NLRB Overrules Prior Decision That Allowed Total Bans on Employee Use of Work Email for Nonwork Purposes

Category: Client Update
Date: Jan 23, 2015 01:07 PM

Purple Communications, Inc. provides sign language interpretation services.  Its employees provide two-way, real-time interpretation of telephone communications between deaf and hearing individuals.  Since June 2012, Purple Communications has maintained an electronic communications policy that states company equipment, including email, should be used for business purposes only, and that employees are strictly prohibited from using email systems to engage in activities on behalf of organizations unaffiliated with the company.  Communications Workers of America, AFL-CIO filed an unfair practice charge with the National Labor Relations Board (NLRB) regarding the policy.  The administrative law judge found that the policy was lawful, but the NLRB reversed. 

Section 7 of the National Labor Relations Act grants employees of private employers the right to engage in concerted activities for the purpose of collective bargaining or other mutual aid or protection.  In 2007, the NLRB held, over the dissent of two members, that an employer may completely prohibit employees from using the employer's email system for Section 7 purposes, even if the employers are otherwise permitted access to the system, without demonstrating any business justification, so long as the employer's ban is not applied discriminatorily.   

The NLRB has now overruled that 2007 decision.  The NLRB reasoned that both it and the Supreme Court have recognized that the workplace, and at times a particular location in the workplace, is a "natural gathering place" for employees to communicate with each other.  In many workplaces, email is now pervasively used for employee conversations, and has effectively become the new "natural gathering place."  Further, unlike other types of employer equipment that facilitate communication, such as bulletin boards or copy machines, an employee's use of email rarely interferes with others' use of the same system or adds significant usage costs.  Therefore, the NLRB held that it will now presume that employees who have rightful access to their employer's email system in the course of their work have the right to use the email system to engage in Section 7-protected communications on nonworking time.  An employer may rebut that presumption by demonstrating special circumstances necessary to maintain production or discipline to justify restricting its employees' rights. 
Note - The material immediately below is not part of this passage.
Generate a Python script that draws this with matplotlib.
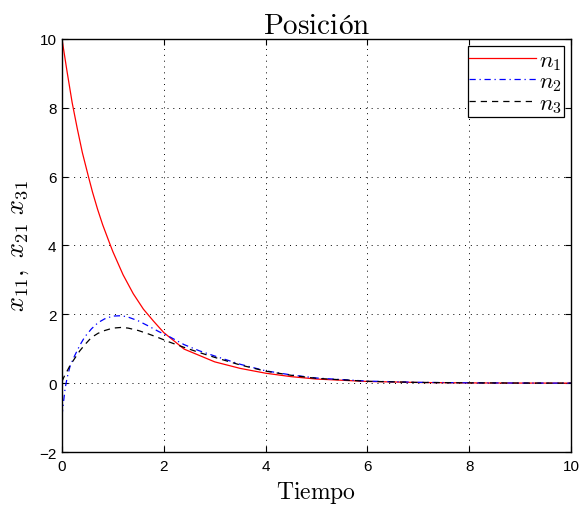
import matplotlib
matplotlib.use("Agg")
import matplotlib.pyplot as plt

plt.rcParams['mathtext.fontset'] = 'cm'
plt.rcParams['font.family'] = ['Liberation Sans', 'DejaVu Sans']

# Data
t_red = [0, 0.1, 0.2, 0.3, 0.4, 0.52, 0.6, 0.7, 0.8, 0.94, 1.0, 1.2, 1.4, 1.6, 1.8, 2.0,
         2.4, 3.0, 3.5, 4.0, 4.5, 5.0, 6.0, 7.0, 8.0, 9.0, 10.0]
n1 = [10.0, 9.05, 8.15, 7.4, 6.7, 6.0, 5.55, 5.05, 4.6, 4.05, 3.82, 3.15, 2.6, 2.15, 1.8, 1.47,
      0.99, 0.62, 0.43, 0.29, 0.19, 0.12, 0.05, 0.02, 0.008, 0.003, 0.001]

t_cur = [0, 0.03, 0.06, 0.1, 0.16, 0.25, 0.35, 0.45, 0.58, 0.71, 0.84, 1.0, 1.17, 1.3, 1.5,
         1.7, 1.9, 2.1, 2.4, 2.7, 3.0, 3.5, 4.0, 4.5, 5.0, 6.0, 7.0, 8.0, 9.0, 10.0]
n2 = [-0.95, -0.55, -0.17, 0.15, 0.5, 0.8, 1.1, 1.35, 1.58, 1.76, 1.87, 1.95, 1.96, 1.92, 1.81,
      1.66, 1.5, 1.36, 1.12, 0.94, 0.79, 0.55, 0.36, 0.24, 0.15, 0.06, 0.025, 0.01, 0.004, 0.001]
n3 = [0.05, 0.15, 0.25, 0.35, 0.52, 0.72, 0.94, 1.12, 1.33, 1.45, 1.53, 1.6, 1.62, 1.6, 1.53,
      1.43, 1.32, 1.2, 1.04, 0.89, 0.75, 0.53, 0.35, 0.23, 0.14, 0.055, 0.022, 0.009, 0.004, 0.001]

x_ticks = [0, 2, 4, 6, 8, 10]
y_ticks = [-2, 0, 2, 4, 6, 8, 10]
y_tick_labels = ['\u22122', '0', '2', '4', '6', '8', '10']

fig = plt.figure(figsize=(5.82, 5.06), dpi=100)
ax = fig.add_axes([0.1065, 0.1047, 0.8745, 0.8163])

ax.plot(t_red, n1, color='red', lw=0.9, label=r'$n_1$')
ax.plot(t_cur, n2, color='blue', lw=0.9, linestyle=(0, (5, 3, 1, 3)), label=r'$n_2$')
ax.plot(t_cur, n3, color='black', lw=0.9, linestyle=(0, (5, 4)), label=r'$n_3$')

ax.set_xlim(0, 10)
ax.set_ylim(-2, 10)
ax.set_xticks(x_ticks)
ax.set_xticklabels([str(v) for v in x_ticks])
ax.set_yticks(y_ticks)
ax.set_yticklabels(y_tick_labels)
ax.tick_params(direction='in', top=True, right=True, labelsize=11, length=4, width=0.8)
ax.tick_params(axis='x', pad=5)
ax.tick_params(axis='y', pad=4)
for s in ax.spines.values():
    s.set_linewidth(1.0)

ax.grid(True, color='black', linestyle=(0, (1, 5)), linewidth=0.7)

ax.set_title(r'$\mathrm{Posición}$', fontsize=21, pad=4)
ax.set_xlabel(r'$\mathrm{Tiempo}$', fontsize=17, labelpad=4)
ax.set_ylabel(r'$x_{11},\ x_{21}\ x_{31}$', fontsize=19, labelpad=6)

leg = ax.legend(loc='upper right', fontsize=16.5, frameon=True, fancybox=False,
                edgecolor='black', framealpha=1, borderpad=0.08, labelspacing=-0.1,
                handlelength=2.9, handletextpad=0.15, borderaxespad=0.3)
leg.get_frame().set_linewidth(0.9)

fig.savefig('out.png', dpi=100)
The NLRB stated that it anticipates "that it will be a rare case where special circumstances justify a total ban on non-work email use by employees."  Generally, "where special circumstances do not justify a total ban, employers may nonetheless apply uniform and consistently enforced controls over their email systems to the extent that such controls are necessary to maintain production and discipline."  It also noted that employers may continue to monitor their computers and email systems for legitimate management reasons, such as ensuring productivity and preventing email use for purposes of harassment or other circumstances that could give rise to employer liability, but should not increase monitoring during organizational campaigns or focus their monitoring on protected conduct. 

The NLRB remanded the case back to the administrative law judge for further action consistent with its opinion.    

Note:

This decision relies upon the National Labor Relations Act (NLRA), which applies to private sector labor-management relations.  Although the NLRA is a private sector labor relations statute, the California Public Employment Relations Board (PERB) often references the NLRA to interpret public sector labor relations statutes, such as the Meyers-Milias-Brown Act (MMBA) (Cal. Government Code section 3500 et. seq.).

Though this decision does not directly apply to public agencies, PERB may use this decision to determine that a public agency's electronic use policies are an infringement on an employee's representation rights under the MMBA, or another public sector labor relations statute.  The decision does state that employers can apply uniform and consistently enforced controls over their email systems to the extent such controls are necessary to maintain production and discipline.  In addition, the decision does not prevent employers from continuing to monitor their computers and email systems for legitimate management reasons, such as ensuring productivity and preventing email use for purposes of harassment or other activities that could give rise to employer liability.  Agencies should audit their electronic use policies to reduce the risk that PERB determines that such policies are overbroad and improperly infringe upon employees' representation rights. 

Purple Communications, Inc. (2014) 361 NLRB No. 126.